Tuesday, February 09, 2010

What we talk about when we talk about books

(This is also posted at Bookfuturism)

I'm taking it for granted that I'm preaching to the choir here when I say that books are different things. Books are novels, nonfiction, collections of photos, hardcover, paperbacks, inexpensive newsprint, rare vellum, scrolls, pop-up books, random pages bound together, text running left to right, right to left, vertically, no text at all, usually but not always made of paper. I think one of the things that we value so much about books is their very malleability. Hell, digitize it, put a "e" in front of its name and read it on a Kindle and it's still a book.

That being said, I think that it's time that we really start broadening our minds and ask ourselves some hard questions about what we're talking about when we talk about books, and as we move into the future what exactly it is that books do and what exactly we want them to do.

Books, for example, are not synonymous with any particular form of technology. The book, for example, is much older than those things we're used to seeing in bookstores and libraries, which are codices. The infamously destroyed Library of Alexandria? Nothing but scrolls. The end of the codex, if it ever happens, is not the end of the book. The single best example of this is the encyclopedia, which (in printed form) is dead, dead, dead, and exactly no one misses it. Whether Encarta or Wikipedia, there's a better way to collect large volumes of general reference information than unwieldy, expensive, and immediately obsolete printed volumes. On the other hand, e-readers may be getting better and better, but printed, bound volumes seem to still be the most accessible and cost-effective format for long-form fictional and nonfiction narrative, and so while novels may not carry the same high-culture impact that they did 60 years ago, they still sell (reasonably) well.

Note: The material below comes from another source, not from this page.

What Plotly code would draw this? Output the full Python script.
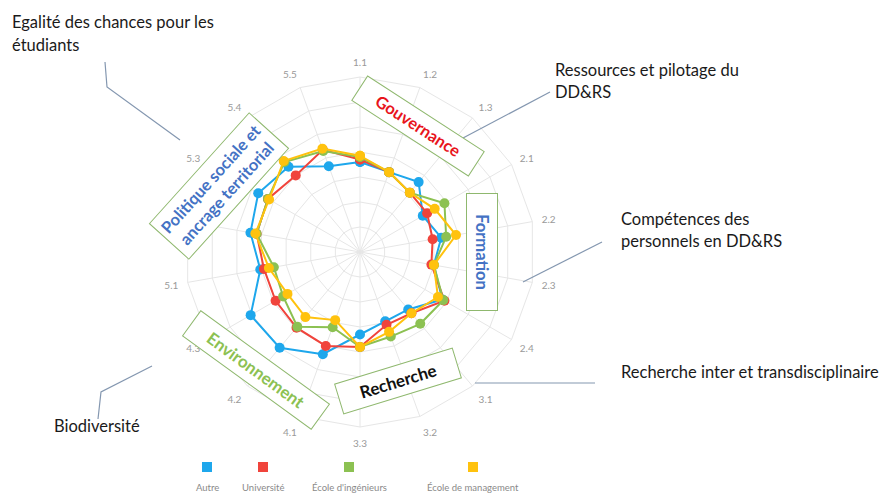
import plotly.graph_objects as go

# Indicator axes, clockwise from the top
axes = ["1.1", "1.2", "1.3", "2.1", "2.2", "2.3", "2.4",
        "3.1", "3.2", "3.3", "4.1", "4.2", "4.3",
        "5.1", "5.2", "5.3", "5.4", "5.5"]

# Scores per type of institution
autre = [36, 34, 36.5, 29, 33, 30, 38, 30, 29.5, 33, 43.5, 50, 50.5, 40.5, 44.5, 47, 44.5, 36.5]
universite = [37, 34, 31, 31, 29.5, 29, 39, 32, 31, 38, 40, 39.5, 39, 39, 42, 42.5, 40, 43.5]
ecole_ingenieurs = [38, 34, 31, 39, 35, 30, 38.5, 37.5, 36, 38, 32, 39, 35.5, 35, 42, 42.5, 47, 43]
ecole_management = [38.5, 34, 31, 34.5, 39, 30, 36, 32, 34, 38, 29, 34, 33.5, 37, 42.5, 42, 47.5, 44]

series_names = ["Autre", "Université", "École d'ingénieurs", "École de management"]
series_values = [autre, universite, ecole_ingenieurs, ecole_management]
series_colors = ["#1ea7ec", "#f0443c", "#8cc152", "#ffc20e"]

W, H = 884, 494


def px(x):
    return x / W


def py(y):
    return 1 - y / H


fig = go.Figure()
for name, vals, col in zip(series_names, series_values, series_colors):
    fig.add_trace(go.Scatterpolar(
        r=vals + vals[:1], theta=axes + axes[:1], name=name,
        mode="lines+markers",
        line=dict(color=col, width=2),
        marker=dict(color=col, size=10),
        showlegend=False,
    ))

cx, cy, R = 360, 252, 175
fig.update_layout(
    width=W, height=H,
    margin=dict(l=0, r=0, t=0, b=0),
    paper_bgcolor="white", plot_bgcolor="white",
    font=dict(family="Lato, sans-serif"),
    polar=dict(
        domain=dict(x=[px(cx - R), px(cx + R)], y=[py(cy + R), py(cy - R)]),
        bgcolor="white",
        gridshape="linear",
        angularaxis=dict(
            direction="clockwise", rotation=90,
            gridcolor="#e6e6e6", linecolor="#e6e6e6", linewidth=1,
            tickfont=dict(size=10, color="#9a9a9a"),
            ticks="outside", ticklen=7, tickcolor="rgba(0,0,0,0)",
        ),
        radialaxis=dict(
            range=[0, 70], dtick=10, showticklabels=False, ticks="",
            gridcolor="#e6e6e6", showline=False,
        ),
    ),
)

# Category boxes
boxes = [
    ("Gouvernance", 418, 126, 33, "#e8141b", 134, 24, 16.5),
    ("Formation", 482, 252, 90, "#4472c4", 112, 26, 16.5),
    ("Recherche", 398, 381, -17, "#111111", 118, 26, 17),
    ("Environnement", 256, 370, 36, "#8cc152", 154, 26, 17),
    ("Politique sociale et<br>ancrage territorial", 219, 186, -48, "#4472c4", 144, 48, 16.5),
]
for text, x, y, ang, col, w, h, fs in boxes:
    fig.add_annotation(
        x=px(x), y=py(y), xref="paper", yref="paper",
        text="<b>" + text + "</b>", showarrow=False, textangle=ang,
        font=dict(size=fs, color=col, family="Lato, sans-serif"),
        bordercolor="#8fb86e", borderwidth=1, borderpad=2,
        bgcolor="white", width=w, height=h,
        xanchor="center", yanchor="middle",
    )

# Callout notes
notes = [
    ("Egalité des chances pour les", 10, 22),
    ("étudiants", 10, 45),
    ("Ressources et pilotage du", 553, 70),
    ("DD&RS", 553, 92),
    ("Compétences des", 619, 219),
    ("personnels en DD&RS", 619, 241),
    ("Recherche inter et transdisciplinaire", 619, 372),
    ("Biodiversité", 52, 426),
]
for text, x, y in notes:
    fig.add_annotation(
        x=px(x), y=py(y), xref="paper", yref="paper", text=text,
        showarrow=False, xanchor="left", yanchor="middle",
        font=dict(size=16.5, color="#1a1a1a", family="Lato, sans-serif"),
    )

leaders = [
    [(105, 62), (107, 87), (180, 140)],
    [(463, 138), (550, 92)],
    [(523, 282), (602, 242)],
    [(475, 383), (595, 383)],
    [(152, 366), (101, 392), (98, 419)],
]
for pts in leaders:
    path = "M " + " L ".join(f"{px(x):.5f},{py(y):.5f}" for x, y in pts)
    fig.add_shape(type="path", path=path, xref="paper", yref="paper",
                  line=dict(color="#8497b0", width=1.2))

# Legend: swatch above label
legend_x = [207, 263, 349, 473]
for name, col, x in zip(series_names, series_colors, legend_x):
    fig.add_shape(type="rect", xref="paper", yref="paper",
                  x0=px(x - 5), x1=px(x + 5), y0=py(472), y1=py(462),
                  fillcolor=col, line=dict(width=0))
    fig.add_annotation(x=px(x), y=py(487), xref="paper", yref="paper",
                       text=name, showarrow=False, xanchor="center", yanchor="middle",
                       font=dict(size=9.5, color="#8a8a8a", family="Lato, sans-serif"))

fig.write_html("out.html")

Books do not compete with newspapers, the internet, movies, or video games. These all do different things (or, perhaps more interestingly, they do the same things in different ways). Saving the book does not mean saving the novel any more than saving poetry meant saving the oral epic. Rather than bemoaning the death of the printed word, let's ask ourselves what print does that memorization and performance didn't do, and remind ourselves that memorization and performance still exist in the theatre, on slam stages, streetcorner lyrical battles, and lecture halls. The end of print (if print disappears) is not the end of the book.

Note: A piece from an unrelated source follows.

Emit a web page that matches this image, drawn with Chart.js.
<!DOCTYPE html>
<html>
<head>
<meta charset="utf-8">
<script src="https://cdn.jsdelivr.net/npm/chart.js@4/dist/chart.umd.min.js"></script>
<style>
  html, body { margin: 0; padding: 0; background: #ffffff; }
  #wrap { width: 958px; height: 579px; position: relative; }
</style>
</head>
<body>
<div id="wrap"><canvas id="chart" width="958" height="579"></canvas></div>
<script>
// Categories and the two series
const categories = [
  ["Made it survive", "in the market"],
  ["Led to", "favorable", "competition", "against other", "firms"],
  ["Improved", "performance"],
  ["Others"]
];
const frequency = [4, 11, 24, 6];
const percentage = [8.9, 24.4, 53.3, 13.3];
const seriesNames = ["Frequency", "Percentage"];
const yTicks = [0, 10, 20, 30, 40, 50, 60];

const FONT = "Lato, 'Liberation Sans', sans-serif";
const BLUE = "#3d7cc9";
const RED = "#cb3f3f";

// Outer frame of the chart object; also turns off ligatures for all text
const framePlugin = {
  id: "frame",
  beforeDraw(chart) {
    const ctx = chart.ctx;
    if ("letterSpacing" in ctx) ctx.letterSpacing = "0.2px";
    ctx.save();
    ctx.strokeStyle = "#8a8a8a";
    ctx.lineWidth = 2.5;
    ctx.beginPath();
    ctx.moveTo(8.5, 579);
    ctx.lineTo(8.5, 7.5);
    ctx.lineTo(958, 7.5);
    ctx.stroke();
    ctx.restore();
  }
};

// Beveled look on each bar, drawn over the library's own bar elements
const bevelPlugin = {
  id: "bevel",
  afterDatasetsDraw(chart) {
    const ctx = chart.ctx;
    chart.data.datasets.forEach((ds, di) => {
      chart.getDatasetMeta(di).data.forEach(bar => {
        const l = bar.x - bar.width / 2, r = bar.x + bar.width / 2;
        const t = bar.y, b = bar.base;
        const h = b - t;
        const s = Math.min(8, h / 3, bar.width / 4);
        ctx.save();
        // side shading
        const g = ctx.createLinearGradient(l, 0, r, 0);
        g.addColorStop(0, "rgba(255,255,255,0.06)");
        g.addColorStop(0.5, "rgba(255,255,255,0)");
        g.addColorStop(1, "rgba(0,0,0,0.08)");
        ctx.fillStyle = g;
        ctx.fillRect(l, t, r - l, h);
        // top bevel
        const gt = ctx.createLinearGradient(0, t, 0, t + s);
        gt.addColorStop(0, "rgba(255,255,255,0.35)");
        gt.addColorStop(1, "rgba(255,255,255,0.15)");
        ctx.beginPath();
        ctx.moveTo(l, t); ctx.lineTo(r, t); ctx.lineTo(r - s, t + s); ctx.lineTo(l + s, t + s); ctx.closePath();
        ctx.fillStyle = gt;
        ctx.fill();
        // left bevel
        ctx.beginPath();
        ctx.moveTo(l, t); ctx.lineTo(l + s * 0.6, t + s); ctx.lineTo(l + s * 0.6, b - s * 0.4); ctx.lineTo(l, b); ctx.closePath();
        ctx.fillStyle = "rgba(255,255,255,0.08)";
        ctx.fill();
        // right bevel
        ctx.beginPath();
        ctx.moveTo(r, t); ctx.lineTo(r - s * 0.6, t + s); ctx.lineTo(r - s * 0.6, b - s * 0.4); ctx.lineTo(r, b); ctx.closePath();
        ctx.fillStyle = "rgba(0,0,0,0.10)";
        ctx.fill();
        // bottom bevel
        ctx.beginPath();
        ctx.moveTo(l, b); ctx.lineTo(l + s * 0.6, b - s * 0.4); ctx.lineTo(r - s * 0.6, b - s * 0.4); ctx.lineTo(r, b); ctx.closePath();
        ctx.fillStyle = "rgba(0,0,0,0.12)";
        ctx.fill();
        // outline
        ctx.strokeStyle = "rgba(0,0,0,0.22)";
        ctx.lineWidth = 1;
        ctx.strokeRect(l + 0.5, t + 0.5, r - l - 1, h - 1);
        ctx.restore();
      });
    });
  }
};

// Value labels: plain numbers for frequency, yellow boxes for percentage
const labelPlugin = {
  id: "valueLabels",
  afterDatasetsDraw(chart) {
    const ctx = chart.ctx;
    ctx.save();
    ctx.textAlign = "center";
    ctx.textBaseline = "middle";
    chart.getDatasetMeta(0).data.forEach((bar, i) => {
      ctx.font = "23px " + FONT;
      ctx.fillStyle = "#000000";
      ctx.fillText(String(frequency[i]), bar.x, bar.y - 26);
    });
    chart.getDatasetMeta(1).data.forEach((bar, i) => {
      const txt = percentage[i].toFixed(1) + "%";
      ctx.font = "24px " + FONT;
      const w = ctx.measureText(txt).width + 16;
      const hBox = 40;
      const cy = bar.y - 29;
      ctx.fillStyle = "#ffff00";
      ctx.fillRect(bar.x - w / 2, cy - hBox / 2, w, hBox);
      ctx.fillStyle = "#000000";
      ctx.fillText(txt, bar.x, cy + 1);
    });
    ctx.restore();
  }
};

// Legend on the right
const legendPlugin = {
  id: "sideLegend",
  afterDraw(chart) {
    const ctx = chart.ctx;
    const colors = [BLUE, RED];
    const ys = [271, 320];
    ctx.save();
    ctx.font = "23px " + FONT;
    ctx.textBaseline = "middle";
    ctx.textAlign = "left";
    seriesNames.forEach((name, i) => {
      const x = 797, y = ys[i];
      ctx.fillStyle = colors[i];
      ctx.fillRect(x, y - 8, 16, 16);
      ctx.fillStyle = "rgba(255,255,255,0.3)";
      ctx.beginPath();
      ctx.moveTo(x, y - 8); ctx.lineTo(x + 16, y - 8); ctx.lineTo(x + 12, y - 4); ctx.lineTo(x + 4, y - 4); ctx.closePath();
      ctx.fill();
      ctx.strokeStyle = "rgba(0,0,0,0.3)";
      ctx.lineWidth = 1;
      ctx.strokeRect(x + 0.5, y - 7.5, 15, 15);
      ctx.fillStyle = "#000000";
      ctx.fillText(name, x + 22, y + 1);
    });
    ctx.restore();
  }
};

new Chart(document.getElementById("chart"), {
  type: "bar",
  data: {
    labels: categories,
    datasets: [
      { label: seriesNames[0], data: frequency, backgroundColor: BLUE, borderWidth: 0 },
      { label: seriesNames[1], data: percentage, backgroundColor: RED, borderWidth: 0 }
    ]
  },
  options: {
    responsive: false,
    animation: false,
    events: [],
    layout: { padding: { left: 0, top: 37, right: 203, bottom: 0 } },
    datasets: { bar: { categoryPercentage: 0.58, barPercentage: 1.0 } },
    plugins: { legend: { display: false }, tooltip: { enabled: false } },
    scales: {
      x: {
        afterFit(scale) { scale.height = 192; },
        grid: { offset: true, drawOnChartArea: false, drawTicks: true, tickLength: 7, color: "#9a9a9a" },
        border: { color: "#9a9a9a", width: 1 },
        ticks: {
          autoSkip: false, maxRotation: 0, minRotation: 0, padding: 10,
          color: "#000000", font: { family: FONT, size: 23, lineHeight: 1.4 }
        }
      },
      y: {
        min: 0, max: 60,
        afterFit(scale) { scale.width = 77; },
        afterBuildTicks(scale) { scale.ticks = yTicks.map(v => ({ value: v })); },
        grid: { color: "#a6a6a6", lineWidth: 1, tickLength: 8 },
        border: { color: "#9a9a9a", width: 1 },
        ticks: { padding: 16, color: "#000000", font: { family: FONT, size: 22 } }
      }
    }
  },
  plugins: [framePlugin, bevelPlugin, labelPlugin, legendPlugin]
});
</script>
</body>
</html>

Books are also not synonymous with authorship. The mystique of the author is the younger sibling (or grandchild) of the book. Homer has to be invented because when the Iliad was written no one cared who had written it. Discerning the future of the book is not a business plan for tomorrow's novelists (as much as I might like it to be), although since remuneration for writers will affect what books are written and not written, it will always be a subject of interest.

All books are written, although they are not written in the same way. All books are interactive, although they are not interactive in the same ways. Let's talk about what makes a book a book (and what makes it sometimes a newspaper, or a magazine, a film, or a video game), and what it is that we want the book to be.

What is it exactly that we're talking about when we talk about books?